**What the exercise asks:** Skip the pictures. Transcribe the rest of the data below without changing a word.

**Dataset extract:**
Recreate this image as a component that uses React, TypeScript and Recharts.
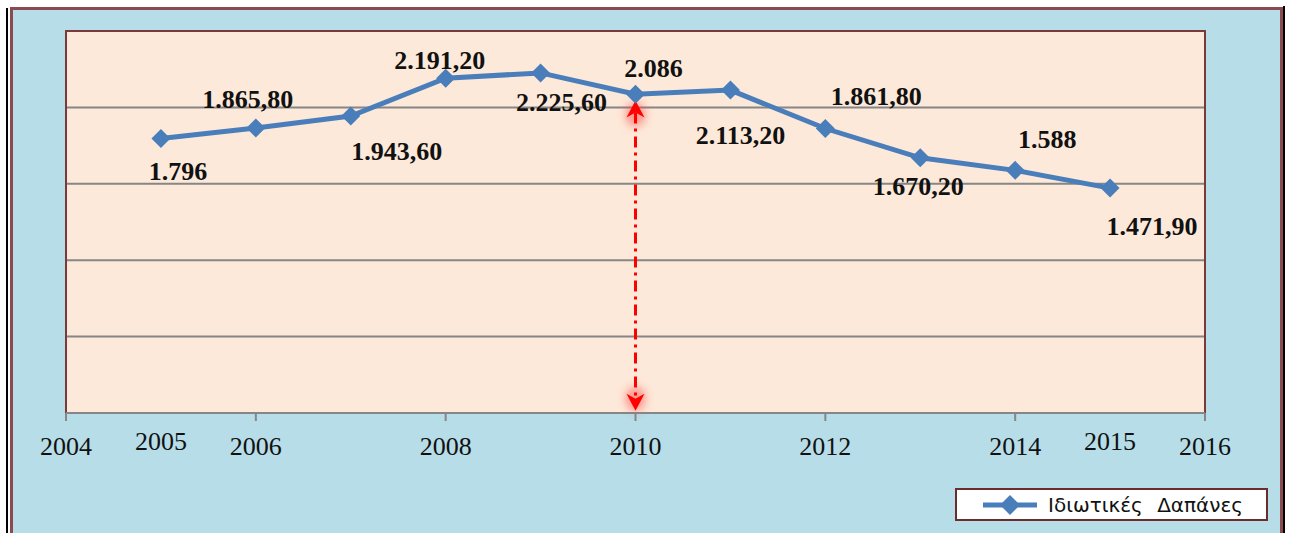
import React from "react";
import { LineChart, Line, XAxis, YAxis, CartesianGrid, ReferenceLine, ReferenceArea } from "recharts";

const years = [2005, 2006, 2007, 2008, 2009, 2010, 2011, 2012, 2013, 2014, 2015];
const values = [1796, 1865.8, 1943.6, 2191.2, 2225.6, 2086, 2113.2, 1861.8, 1670.2, 1588, 1471.9];
const valueLabels = ["1.796", "1.865,80", "1.943,60", "2.191,20", "2.225,60", "2.086", "2.113,20", "1.861,80", "1.670,20", "1.588", "1.471,90"];
const xTicks = [2004, 2005, 2006, 2008, 2010, 2012, 2014, 2015, 2016];
const yTicks = [0, 500, 1000, 1500, 2000, 2500];
const seriesName = "Ιδιωτικές Δαπάνες";
const arrowYear = 2010;
const arrowFrom = 2045;
const arrowTo = 15;

// label placement (style): offset of label centre from its point
const labelOffsets: [number, number][] = [
  [17, 33], [-8, -28], [46, 35], [-6, -18], [21, 30], [18, -26],
  [10, 45], [51, -32], [-2, 29], [32, -31], [42, 38],
];

const data = years.map((y, i) => ({ year: y, value: values[i], label: valueLabels[i] }));

const LINE = "#4A7EBB";
const GRID = "#868686";
const PEACH = "#FDE9D9";
const BLUE = "#B7DDE8";
const FRAME = "#8B4A50";

const Diamond = (props: any) => {
  const { cx, cy } = props;
  if (cx == null || cy == null) return null;
  const s = 9.5;
  return <polygon points={`${cx},${cy - s} ${cx + s},${cy} ${cx},${cy + s} ${cx - s},${cy}`} fill={LINE} />;
};

const ValueLabel = (props: any) => {
  const { x, y, index } = props;
  const [dx, dy] = labelOffsets[index] || [0, 0];
  return (
    <text
      x={x + dx}
      y={y + dy}
      textAnchor="middle"
      dominantBaseline="central"
      fontFamily="'Liberation Serif', 'Times New Roman', serif"
      fontWeight="bold"
      fontSize={26}
      fill="#111"
    >
      {valueLabels[index]}
    </text>
  );
};

const YearTick = (props: any) => {
  const { x, y, payload } = props;
  const v = payload.value;
  const odd = v % 2 === 1;
  return (
    <g>
      {!odd && <line x1={x} y1={y - 8} x2={x} y2={y} stroke={GRID} strokeWidth={2} />}
      <text
        x={x}
        y={y + (odd ? 20 : 25)}
        textAnchor="middle"
        dominantBaseline="central"
        fontFamily="'Liberation Serif', 'Times New Roman', serif"
        fontSize={26}
        fill="#111"
      >
        {v}
      </text>
    </g>
  );
};

const ArrowShape = (props: any) => {
  const { x1, y1, x2, y2 } = props;
  if (x1 == null) return null;
  const x = x1;
  const top = Math.min(y1, y2);
  const bot = Math.max(y1, y2);
  const h = 17;
  const w = 9;
  return (
    <g>
      <defs>
        <filter id="glow" x="-100%" y="-100%" width="300%" height="300%">
          <feGaussianBlur stdDeviation="4" />
        </filter>
      </defs>
      <ellipse cx={x} cy={top + 14} rx={10} ry={12} fill="#ff4040" opacity={0.5} filter="url(#glow)" />
      <ellipse cx={x} cy={bot - 12} rx={10} ry={12} fill="#ff4040" opacity={0.5} filter="url(#glow)" />
      <line x1={x} y1={top + 12} x2={x} y2={bot - 12} stroke="#FF0000" strokeWidth={3} strokeDasharray="11 5 3 5" />
      <polygon points={`${x},${top} ${x + w},${top + h} ${x},${top + h - 5} ${x - w},${top + h}`} fill="#FF0000" />
      <polygon points={`${x},${bot} ${x + w},${bot - h} ${x},${bot - h + 5} ${x - w},${bot - h}`} fill="#FF0000" />
    </g>
  );
};

export default function App() {
  return (
    <div style={{ position: "absolute", left: 0, top: 0, width: 1289, height: 533, background: "#fff", overflow: "hidden" }}>
      <div style={{ position: "absolute", left: 6, top: 8, width: 2, height: 540, background: "#000" }} />
      <div style={{ position: "absolute", left: 1283, top: 6, width: 2, height: 540, background: "#000" }} />
      <div
        style={{
          position: "absolute",
          left: 10,
          top: 7,
          width: 1267,
          height: 540,
          background: BLUE,
          border: `3px solid ${FRAME}`,
        }}
      />
      <div style={{ position: "absolute", left: 0, top: 0 }}>
        <LineChart width={1289} height={533} data={data} margin={{ top: 31, right: 84, bottom: 80, left: 66 }}>
          <CartesianGrid horizontal vertical={false} stroke={GRID} strokeWidth={2} fill={PEACH} fillOpacity={1} />
          <ReferenceArea x1={2004} x2={2016} y1={0} y2={2500} fill="none" stroke="#7A3A3A" strokeWidth={2} />
          <XAxis
            dataKey="year"
            type="number"
            domain={[2004, 2016]}
            ticks={xTicks}
            interval={0}
            tickLine={false}
            axisLine={{ stroke: GRID, strokeWidth: 2 }}
            tick={<YearTick />}
            height={40}
          />
          <YAxis type="number" domain={[0, 2500]} ticks={yTicks} hide />
          <Line
            type="linear"
            dataKey="value"
            name={seriesName}
            stroke={LINE}
            strokeWidth={5}
            dot={<Diamond />}
            activeDot={false}
            isAnimationActive={false}
            label={<ValueLabel />}
          />
          <ReferenceLine
            segment={[{ x: arrowYear, y: arrowFrom }, { x: arrowYear, y: arrowTo }]}
            stroke="#FF0000"
            shape={<ArrowShape />}
          />
        </LineChart>
      </div>
      <div
        style={{
          position: "absolute",
          left: 955,
          top: 488,
          width: 309,
          height: 29,
          background: "#fff",
          border: "2px solid #6B2C2C",
          display: "flex",
          alignItems: "center",
        }}
      >
        <svg width={60} height={29} style={{ marginLeft: 24 }}>
          <line x1={2} y1={15} x2={56} y2={15} stroke={LINE} strokeWidth={5} />
          <polygon points="29,5 39,15 29,25 19,15" fill={LINE} />
        </svg>
        <span style={{ fontFamily: "'DejaVu Sans', sans-serif", fontSize: 20, color: "#111", marginLeft: 7, wordSpacing: 8, whiteSpace: "nowrap" }}>
          {seriesName}
        </span>
      </div>
    </div>
  );
}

**Task result:**
Recreate this image as a component that uses React, TypeScript and Recharts.
import React from "react";
import { LineChart, Line, XAxis, YAxis, CartesianGrid, ReferenceLine, ReferenceArea } from "recharts";

const years = [2005, 2006, 2007, 2008, 2009, 2010, 2011, 2012, 2013, 2014, 2015];
const values = [1796, 1865.8, 1943.6, 2191.2, 2225.6, 2086, 2113.2, 1861.8, 1670.2, 1588, 1471.9];
const valueLabels = ["1.796", "1.865,80", "1.943,60", "2.191,20", "2.225,60", "2.086", "2.113,20", "1.861,80", "1.670,20", "1.588", "1.471,90"];
const xTicks = [2004, 2005, 2006, 2008, 2010, 2012, 2014, 2015, 2016];
const yTicks = [0, 500, 1000, 1500, 2000, 2500];
const seriesName = "Ιδιωτικές Δαπάνες";
const arrowYear = 2010;
const arrowFrom = 2045;
const arrowTo = 15;

// label placement (style): offset of label centre from its point
const labelOffsets: [number, number][] = [
  [17, 33], [-8, -28], [46, 35], [-6, -18], [21, 30], [18, -26],
  [10, 45], [51, -32], [-2, 29], [32, -31], [42, 38],
];

const data = years.map((y, i) => ({ year: y, value: values[i], label: valueLabels[i] }));

const LINE = "#4A7EBB";
const GRID = "#868686";
const PEACH = "#FDE9D9";
const BLUE = "#B7DDE8";
const FRAME = "#8B4A50";

const Diamond = (props: any) => {
  const { cx, cy } = props;
  if (cx == null || cy == null) return null;
  const s = 9.5;
  return <polygon points={`${cx},${cy - s} ${cx + s},${cy} ${cx},${cy + s} ${cx - s},${cy}`} fill={LINE} />;
};

const ValueLabel = (props: any) => {
  const { x, y, index } = props;
  const [dx, dy] = labelOffsets[index] || [0, 0];
  return (
    <text
      x={x + dx}
      y={y + dy}
      textAnchor="middle"
      dominantBaseline="central"
      fontFamily="'Liberation Serif', 'Times New Roman', serif"
      fontWeight="bold"
      fontSize={26}
      fill="#111"
    >
      {valueLabels[index]}
    </text>
  );
};

const YearTick = (props: any) => {
  const { x, y, payload } = props;
  const v = payload.value;
  const odd = v % 2 === 1;
  return (
    <g>
      {!odd && <line x1={x} y1={y - 8} x2={x} y2={y} stroke={GRID} strokeWidth={2} />}
      <text
        x={x}
        y={y + (odd ? 20 : 25)}
        textAnchor="middle"
        dominantBaseline="central"
        fontFamily="'Liberation Serif', 'Times New Roman', serif"
        fontSize={26}
        fill="#111"
      >
        {v}
      </text>
    </g>
  );
};

const ArrowShape = (props: any) => {
  const { x1, y1, x2, y2 } = props;
  if (x1 == null) return null;
  const x = x1;
  const top = Math.min(y1, y2);
  const bot = Math.max(y1, y2);
  const h = 17;
  const w = 9;
  return (
    <g>
      <defs>
        <filter id="glow" x="-100%" y="-100%" width="300%" height="300%">
          <feGaussianBlur stdDeviation="4" />
        </filter>
      </defs>
      <ellipse cx={x} cy={top + 14} rx={10} ry={12} fill="#ff4040" opacity={0.5} filter="url(#glow)" />
      <ellipse cx={x} cy={bot - 12} rx={10} ry={12} fill="#ff4040" opacity={0.5} filter="url(#glow)" />
      <line x1={x} y1={top + 12} x2={x} y2={bot - 12} stroke="#FF0000" strokeWidth={3} strokeDasharray="11 5 3 5" />
      <polygon points={`${x},${top} ${x + w},${top + h} ${x},${top + h - 5} ${x - w},${top + h}`} fill="#FF0000" />
      <polygon points={`${x},${bot} ${x + w},${bot - h} ${x},${bot - h + 5} ${x - w},${bot - h}`} fill="#FF0000" />
    </g>
  );
};

export default function App() {
  return (
    <div style={{ position: "absolute", left: 0, top: 0, width: 1289, height: 533, background: "#fff", overflow: "hidden" }}>
      <div style={{ position: "absolute", left: 6, top: 8, width: 2, height: 540, background: "#000" }} />
      <div style={{ position: "absolute", left: 1283, top: 6, width: 2, height: 540, background: "#000" }} />
      <div
        style={{
          position: "absolute",
          left: 10,
          top: 7,
          width: 1267,
          height: 540,
          background: BLUE,
          border: `3px solid ${FRAME}`,
        }}
      />
      <div style={{ position: "absolute", left: 0, top: 0 }}>
        <LineChart width={1289} height={533} data={data} margin={{ top: 31, right: 84, bottom: 80, left: 66 }}>
          <CartesianGrid horizontal vertical={false} stroke={GRID} strokeWidth={2} fill={PEACH} fillOpacity={1} />
          <ReferenceArea x1={2004} x2={2016} y1={0} y2={2500} fill="none" stroke="#7A3A3A" strokeWidth={2} />
          <XAxis
            dataKey="year"
            type="number"
            domain={[2004, 2016]}
            ticks={xTicks}
            interval={0}
            tickLine={false}
            axisLine={{ stroke: GRID, strokeWidth: 2 }}
            tick={<YearTick />}
            height={40}
          />
          <YAxis type="number" domain={[0, 2500]} ticks={yTicks} hide />
          <Line
            type="linear"
            dataKey="value"
            name={seriesName}
            stroke={LINE}
            strokeWidth={5}
            dot={<Diamond />}
            activeDot={false}
            isAnimationActive={false}
            label={<ValueLabel />}
          />
          <ReferenceLine
            segment={[{ x: arrowYear, y: arrowFrom }, { x: arrowYear, y: arrowTo }]}
            stroke="#FF0000"
            shape={<ArrowShape />}
          />
        </LineChart>
      </div>
      <div
        style={{
          position: "absolute",
          left: 955,
          top: 488,
          width: 309,
          height: 29,
          background: "#fff",
          border: "2px solid #6B2C2C",
          display: "flex",
          alignItems: "center",
        }}
      >
        <svg width={60} height={29} style={{ marginLeft: 24 }}>
          <line x1={2} y1={15} x2={56} y2={15} stroke={LINE} strokeWidth={5} />
          <polygon points="29,5 39,15 29,25 19,15" fill={LINE} />
        </svg>
        <span style={{ fontFamily: "'DejaVu Sans', sans-serif", fontSize: 20, color: "#111", marginLeft: 7, wordSpacing: 8, whiteSpace: "nowrap" }}>
          {seriesName}
        </span>
      </div>
    </div>
  );
}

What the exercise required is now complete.